Written task:
The listing below begins with the first line you should copy; stop after the line containing "import numpy as np", and drop every picture.

Recorded information:
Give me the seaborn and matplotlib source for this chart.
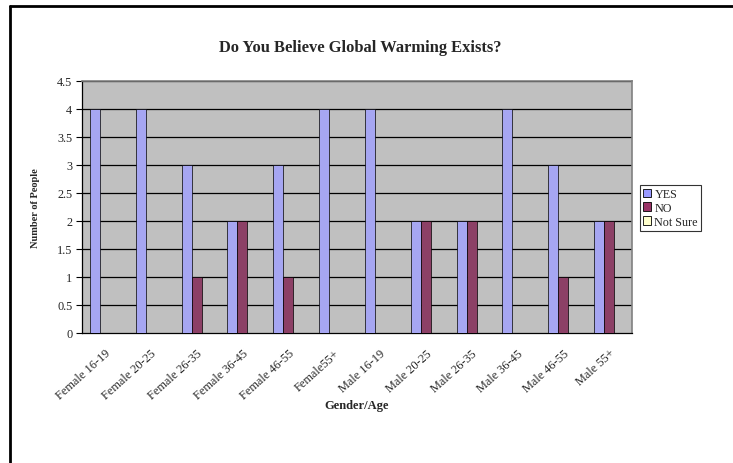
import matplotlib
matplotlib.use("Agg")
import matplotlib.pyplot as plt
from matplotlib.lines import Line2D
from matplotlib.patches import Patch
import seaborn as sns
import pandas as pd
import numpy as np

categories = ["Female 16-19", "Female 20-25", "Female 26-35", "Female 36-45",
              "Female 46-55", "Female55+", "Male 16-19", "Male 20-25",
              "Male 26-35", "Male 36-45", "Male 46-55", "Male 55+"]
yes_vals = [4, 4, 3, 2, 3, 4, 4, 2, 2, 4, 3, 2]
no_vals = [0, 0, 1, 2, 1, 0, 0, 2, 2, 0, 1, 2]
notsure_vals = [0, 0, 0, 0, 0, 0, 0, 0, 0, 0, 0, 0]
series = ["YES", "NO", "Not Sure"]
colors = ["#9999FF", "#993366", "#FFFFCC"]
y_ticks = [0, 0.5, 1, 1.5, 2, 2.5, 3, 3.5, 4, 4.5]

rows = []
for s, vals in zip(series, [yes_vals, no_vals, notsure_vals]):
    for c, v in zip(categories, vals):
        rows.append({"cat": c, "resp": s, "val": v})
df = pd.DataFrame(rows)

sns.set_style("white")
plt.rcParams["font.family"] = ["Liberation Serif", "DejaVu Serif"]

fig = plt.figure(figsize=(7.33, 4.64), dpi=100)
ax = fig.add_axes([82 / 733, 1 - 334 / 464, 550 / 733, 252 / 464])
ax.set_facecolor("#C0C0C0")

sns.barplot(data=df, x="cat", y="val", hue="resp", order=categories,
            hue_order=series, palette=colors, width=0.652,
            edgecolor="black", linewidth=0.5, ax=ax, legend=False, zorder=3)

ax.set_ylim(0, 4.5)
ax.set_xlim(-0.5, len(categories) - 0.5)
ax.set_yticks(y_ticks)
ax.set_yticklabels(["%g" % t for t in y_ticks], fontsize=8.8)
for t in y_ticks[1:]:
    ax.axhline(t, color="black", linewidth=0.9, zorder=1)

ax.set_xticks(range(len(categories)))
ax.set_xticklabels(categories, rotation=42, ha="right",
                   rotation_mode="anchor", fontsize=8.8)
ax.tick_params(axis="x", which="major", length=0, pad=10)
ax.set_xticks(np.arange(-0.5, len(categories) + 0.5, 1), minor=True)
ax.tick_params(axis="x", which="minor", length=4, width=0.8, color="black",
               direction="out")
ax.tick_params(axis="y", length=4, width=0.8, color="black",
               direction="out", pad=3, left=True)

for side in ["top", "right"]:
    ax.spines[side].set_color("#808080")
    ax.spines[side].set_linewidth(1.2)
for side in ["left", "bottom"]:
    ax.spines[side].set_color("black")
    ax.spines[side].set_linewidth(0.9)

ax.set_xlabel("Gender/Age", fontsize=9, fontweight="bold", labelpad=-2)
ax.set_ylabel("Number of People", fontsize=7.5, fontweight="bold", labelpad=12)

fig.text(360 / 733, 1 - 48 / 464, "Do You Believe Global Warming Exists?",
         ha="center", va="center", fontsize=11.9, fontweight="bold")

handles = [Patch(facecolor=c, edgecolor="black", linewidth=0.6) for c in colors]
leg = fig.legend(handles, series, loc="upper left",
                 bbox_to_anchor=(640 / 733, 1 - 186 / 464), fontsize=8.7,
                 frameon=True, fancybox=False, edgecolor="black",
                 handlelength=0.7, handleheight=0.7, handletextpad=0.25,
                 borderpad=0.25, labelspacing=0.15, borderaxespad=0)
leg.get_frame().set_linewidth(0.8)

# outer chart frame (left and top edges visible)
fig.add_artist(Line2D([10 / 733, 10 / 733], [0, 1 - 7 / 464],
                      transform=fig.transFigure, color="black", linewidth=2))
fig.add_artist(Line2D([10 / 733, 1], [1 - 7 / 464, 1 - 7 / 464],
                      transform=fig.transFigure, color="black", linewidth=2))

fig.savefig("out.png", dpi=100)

Output below:
Give me the seaborn and matplotlib source for this chart.
import matplotlib
matplotlib.use("Agg")
import matplotlib.pyplot as plt
from matplotlib.lines import Line2D
from matplotlib.patches import Patch
import seaborn as sns
import pandas as pd
import numpy as np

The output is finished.